#### Data for this task:
.....

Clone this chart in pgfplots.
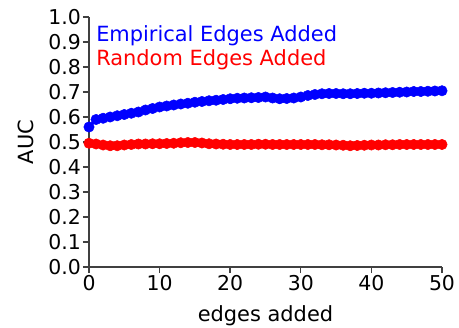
\documentclass[border=0pt]{standalone}
\usepackage{pgfplots}
\pgfplotsset{compat=1.18}
\usepackage{fontspec}
\setmainfont{DejaVu Sans}
\begin{document}
\begin{tikzpicture}
\begin{axis}[
  scale only axis, width=353bp, height=250bp,
  xmin=0, xmax=50, ymin=0, ymax=1.0,
  axis x line*=bottom, axis y line*=left,
  axis line style={line width=1.6bp, black!75},
  tick align=outside, tick style={line width=1.4bp, black!75},
  major tick length=6bp,
  xtick={0,10,20,30,40,50},
  ytick={0,0.1,...,1.0},
  /pgf/number format/assume math mode=true,
  yticklabel style={/pgf/number format/fixed,/pgf/number format/precision=1,/pgf/number format/fixed zerofill, inner xsep=2bp},
  xticklabel style={inner ysep=2bp},
  tick label style={font=\fontsize{20.5}{23}\selectfont},
  label style={font=\fontsize{21}{24}\selectfont},
  xlabel={edges added}, ylabel={AUC},
  xlabel shift=9bp, ylabel shift=9bp,
  clip=false,
  legend style={draw=none, fill=none, at={(0.02,0.968)}, anchor=north west, font=\fontsize{21}{24}\selectfont, row sep=3bp, inner sep=0pt, nodes={inner sep=0pt, text height=16bp, text depth=5bp}},
  legend cell align=left,
  legend image code/.code={},
]
\addplot[blue, line width=3bp, mark=*, mark size=5.2bp, mark options={solid, fill=blue, draw=blue, line width=0.5bp}] coordinates {
(0,0.560)(1,0.590)(2,0.595)(3,0.600)(4,0.605)(5,0.610)(6,0.615)(7,0.620)(8,0.628)(9,0.634)
(10,0.640)(11,0.644)(12,0.648)(13,0.652)(14,0.655)(15,0.659)(16,0.662)(17,0.665)(18,0.667)(19,0.670)
(20,0.673)(21,0.675)(22,0.676)(23,0.677)(24,0.678)(25,0.680)(26,0.676)(27,0.673)(28,0.674)(29,0.676)
(30,0.680)(31,0.686)(32,0.690)(33,0.693)(34,0.694)(35,0.694)(36,0.693)(37,0.693)(38,0.694)(39,0.695)
(40,0.695)(41,0.696)(42,0.697)(43,0.698)(44,0.699)(45,0.700)(46,0.702)(47,0.702)(48,0.703)(49,0.704)(50,0.705)
};
\addlegendentry{\textcolor{blue}{Empirical Edges Added}}
\addplot[red, line width=3bp, mark=*, mark size=5.2bp, mark options={solid, fill=red, draw=red, line width=0.5bp}] coordinates {
(0,0.495)(1,0.492)(2,0.488)(3,0.485)(4,0.485)(5,0.488)(6,0.490)(7,0.492)(8,0.492)(9,0.493)
(10,0.493)(11,0.494)(12,0.495)(13,0.497)(14,0.498)(15,0.498)(16,0.496)(17,0.493)(18,0.492)(19,0.491)
(20,0.490)(21,0.490)(22,0.490)(23,0.490)(24,0.491)(25,0.491)(26,0.490)(27,0.490)(28,0.490)(29,0.490)
(30,0.490)(31,0.490)(32,0.490)(33,0.489)(34,0.489)(35,0.488)(36,0.487)(37,0.485)(38,0.486)(39,0.487)
(40,0.488)(41,0.488)(42,0.489)(43,0.489)(44,0.490)(45,0.490)(46,0.490)(47,0.490)(48,0.490)(49,0.490)(50,0.490)
};
\addlegendentry{\textcolor{red}{Random Edges Added}}
\addplot[gray, opacity=0.6, dashed, line width=1.2bp, forget plot] coordinates {(0,0.5)(50,0.5)};
\end{axis}
\pgfresetboundingbox
\path (current axis.south west) ++(-89bp,-61bp) rectangle ++(459bp,328bp);
\end{tikzpicture}
\end{document}
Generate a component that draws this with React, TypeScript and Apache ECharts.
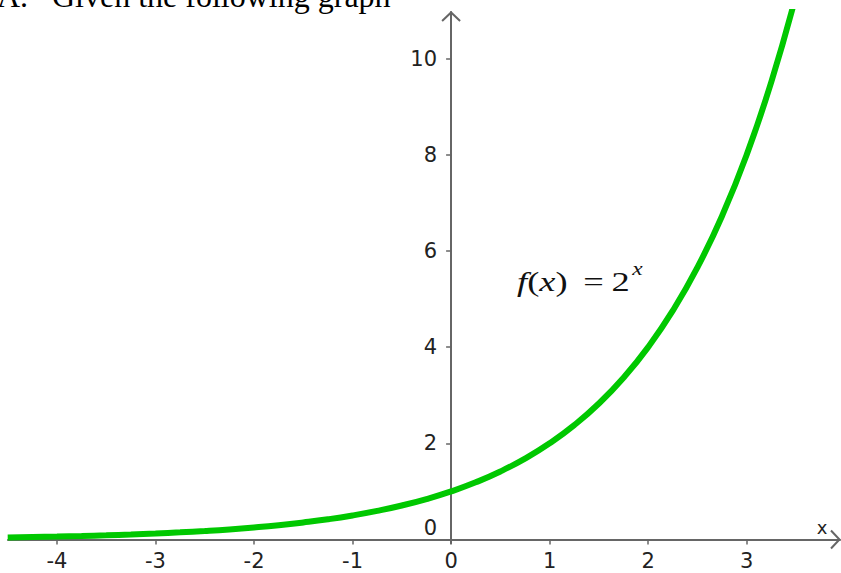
import React, { useEffect, useRef } from "react";
import * as echarts from "echarts";

// Sampled points of the plotted curve f(x) = 2^x
const X_VALUES = [
  -4.5, -4.25, -4, -3.75, -3.5, -3.25, -3, -2.75, -2.5, -2.25, -2, -1.75, -1.5,
  -1.25, -1, -0.75, -0.5, -0.25, 0, 0.25, 0.5, 0.75, 1, 1.25, 1.5, 1.75, 2, 2.25,
  2.5, 2.75, 3, 3.25, 3.5,
];
const Y_VALUES = [
  0.044, 0.053, 0.0625, 0.074, 0.088, 0.105, 0.125, 0.149, 0.177, 0.21, 0.25,
  0.297, 0.354, 0.42, 0.5, 0.595, 0.707, 0.841, 1, 1.189, 1.414, 1.682, 2, 2.378,
  2.828, 3.364, 4, 4.757, 5.657, 6.727, 8, 9.514, 11.31,
];

const X_TICKS = [-4, -3, -2, -1, 0, 1, 2, 3];
const Y_TICKS = [0, 2, 4, 6, 8, 10];
const X_RANGE = [-4.497, 3.947];
const Y_RANGE = [-0.08, 10.967];

// Where the function's label sits, in data coordinates
const FORMULA_AT = [0.67, 5.37];

const HEADING_MARK = "A.";
const HEADING_TEXT = "Given the following graph";

const AXIS_COLOR = "#666666";
const LABEL_COLOR = "#222222";
const CURVE_COLOR = "#00c800";
const SANS = "DejaVu Sans";
const SERIF = "Liberation Serif";
const TICK_FONT = 21;

const GRID = { left: 8, right: 1, top: 12, bottom: 29.65 };

export default function App() {
  const ref = useRef<HTMLDivElement>(null);

  useEffect(() => {
    if (!ref.current) return;
    const el = ref.current;
    const chart = echarts.init(el, null, { renderer: "svg" });

    // Both axes cross at the origin: shift each one from the grid edge to
    // the zero of the other axis.
    const gridW = el.clientWidth - GRID.left - GRID.right;
    const gridH = el.clientHeight - GRID.top - GRID.bottom;
    const yAxisShift =
      -((0 - X_RANGE[0]) / (X_RANGE[1] - X_RANGE[0])) * gridW;
    const xAxisShift =
      -((0 - Y_RANGE[0]) / (Y_RANGE[1] - Y_RANGE[0])) * gridH;

    chart.setOption({
      animation: false,
      backgroundColor: "#ffffff",
      grid: {
        ...GRID,
        containLabel: false,
        outerBoundsMode: "none",
      },
      xAxis: {
        type: "value",
        min: X_RANGE[0],
        max: X_RANGE[1],
        position: "bottom",
        offset: xAxisShift,
        axisLine: { onZero: false, lineStyle: { color: AXIS_COLOR, width: 2 } },
        axisTick: {
          show: true,
          length: 5,
          customValues: X_TICKS,
          lineStyle: { color: AXIS_COLOR, width: 1.5 },
        },
        axisLabel: {
          customValues: X_TICKS,
          margin: 11,
          fontFamily: SANS,
          fontSize: TICK_FONT,
          color: LABEL_COLOR,
        },
        splitLine: { show: false },
        name: "x",
        nameLocation: "end",
        nameGap: -18,
        nameTextStyle: {
          fontFamily: SANS,
          fontSize: 18,
          color: LABEL_COLOR,
          align: "center",
          verticalAlign: "bottom",
          padding: [0, 0, 3, 0],
        },
      },
      yAxis: {
        type: "value",
        min: Y_RANGE[0],
        max: Y_RANGE[1],
        position: "left",
        offset: yAxisShift,
        axisLine: { onZero: false, lineStyle: { color: AXIS_COLOR, width: 2 } },
        axisTick: {
          show: true,
          length: 5,
          customValues: Y_TICKS,
          lineStyle: { color: AXIS_COLOR, width: 1.5 },
        },
        axisLabel: {
          customValues: Y_TICKS,
          margin: 14,
          fontFamily: SANS,
          fontSize: TICK_FONT,
          color: LABEL_COLOR,
          formatter: (v: number) => (v === 0 ? "{z|0}" : String(v)),
          rich: {
            z: {
              fontFamily: SANS,
              fontSize: TICK_FONT,
              color: LABEL_COLOR,
              padding: [0, 0, 23, 0],
            },
          },
        },
        splitLine: { show: false },
      },
      series: [
        {
          type: "line",
          data: X_VALUES.map((x, i) => [x, Y_VALUES[i]]),
          smooth: true,
          showSymbol: false,
          clip: true,
          lineStyle: { color: CURVE_COLOR, width: 6 },
        },
      ],
    });

    const toPx = (p: number[]) =>
      chart.convertToPixel({ gridIndex: 0 }, p) as number[];
    const yTip = toPx([0, Y_RANGE[1]]);
    const xTip = toPx([X_RANGE[1], 0]);
    const fPos = toPx(FORMULA_AT);
    const arm = 9;

    const mathFill = "#111111";

    chart.setOption({
      graphic: [
        {
          type: "polyline",
          shape: {
            points: [
              [yTip[0] - arm, yTip[1] + arm],
              [yTip[0], yTip[1] + 0.5],
              [yTip[0] + arm, yTip[1] + arm],
            ],
          },
          style: { stroke: AXIS_COLOR, lineWidth: 2, fill: "none" },
        },
        {
          type: "polyline",
          shape: {
            points: [
              [xTip[0] - arm, xTip[1] - arm],
              [xTip[0] - 0.5, xTip[1]],
              [xTip[0] - arm, xTip[1] + arm],
            ],
          },
          style: { stroke: AXIS_COLOR, lineWidth: 2, fill: "none" },
        },
        {
          type: "text",
          x: -3,
          y: -4,
          style: {
            text: HEADING_MARK,
            fontFamily: SERIF,
            fontSize: 32,
            fill: "#000000",
            verticalAlign: "middle",
            align: "left",
          },
        },
        {
          type: "text",
          x: 52,
          y: -4,
          style: {
            text: HEADING_TEXT,
            fontFamily: SERIF,
            fontSize: 32,
            fill: "#000000",
            verticalAlign: "middle",
            align: "left",
          },
        },
        {
          type: "text",
          x: fPos[0],
          y: fPos[1],
          scaleX: 1.3,
          style: {
            text: "{i|f}{n|(}{i|x}{n|)}{e|=}{n|2}{s|x}",
            verticalAlign: "middle",
            align: "left",
            rich: {
              i: {
                fontFamily: SERIF,
                fontStyle: "italic",
                fontSize: 28,
                fill: mathFill,
              },
              n: { fontFamily: SERIF, fontSize: 28, fill: mathFill },
              e: {
                fontFamily: SERIF,
                fontSize: 28,
                fill: mathFill,
                padding: [0, 6, 0, 12],
              },
              s: {
                fontFamily: SERIF,
                fontStyle: "italic",
                fontSize: 18,
                fill: mathFill,
                padding: [0, 0, 24, 2],
              },
            },
          },
        },
      ],
    });

    return () => chart.dispose();
  }, []);

  return (
    <div
      ref={ref}
      style={{ position: "absolute", left: 0, top: 0, width: 841, height: 573 }}
    />
  );
}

.....

#### Work to complete:
Write out the lines from the one containing "Generate a component" down to the one containing "const ref = useRef<HTMLDivElement>(null);", both included, exactly as they appear. Leave out any pictures.

#### Result below:
Generate a component that draws this with React, TypeScript and Apache ECharts.
import React, { useEffect, useRef } from "react";
import * as echarts from "echarts";

// Sampled points of the plotted curve f(x) = 2^x
const X_VALUES = [
  -4.5, -4.25, -4, -3.75, -3.5, -3.25, -3, -2.75, -2.5, -2.25, -2, -1.75, -1.5,
  -1.25, -1, -0.75, -0.5, -0.25, 0, 0.25, 0.5, 0.75, 1, 1.25, 1.5, 1.75, 2, 2.25,
  2.5, 2.75, 3, 3.25, 3.5,
];
const Y_VALUES = [
  0.044, 0.053, 0.0625, 0.074, 0.088, 0.105, 0.125, 0.149, 0.177, 0.21, 0.25,
  0.297, 0.354, 0.42, 0.5, 0.595, 0.707, 0.841, 1, 1.189, 1.414, 1.682, 2, 2.378,
  2.828, 3.364, 4, 4.757, 5.657, 6.727, 8, 9.514, 11.31,
];

const X_TICKS = [-4, -3, -2, -1, 0, 1, 2, 3];
const Y_TICKS = [0, 2, 4, 6, 8, 10];
const X_RANGE = [-4.497, 3.947];
const Y_RANGE = [-0.08, 10.967];

// Where the function's label sits, in data coordinates
const FORMULA_AT = [0.67, 5.37];

const HEADING_MARK = "A.";
const HEADING_TEXT = "Given the following graph";

const AXIS_COLOR = "#666666";
const LABEL_COLOR = "#222222";
const CURVE_COLOR = "#00c800";
const SANS = "DejaVu Sans";
const SERIF = "Liberation Serif";
const TICK_FONT = 21;

const GRID = { left: 8, right: 1, top: 12, bottom: 29.65 };

export default function App() {
  const ref = useRef<HTMLDivElement>(null);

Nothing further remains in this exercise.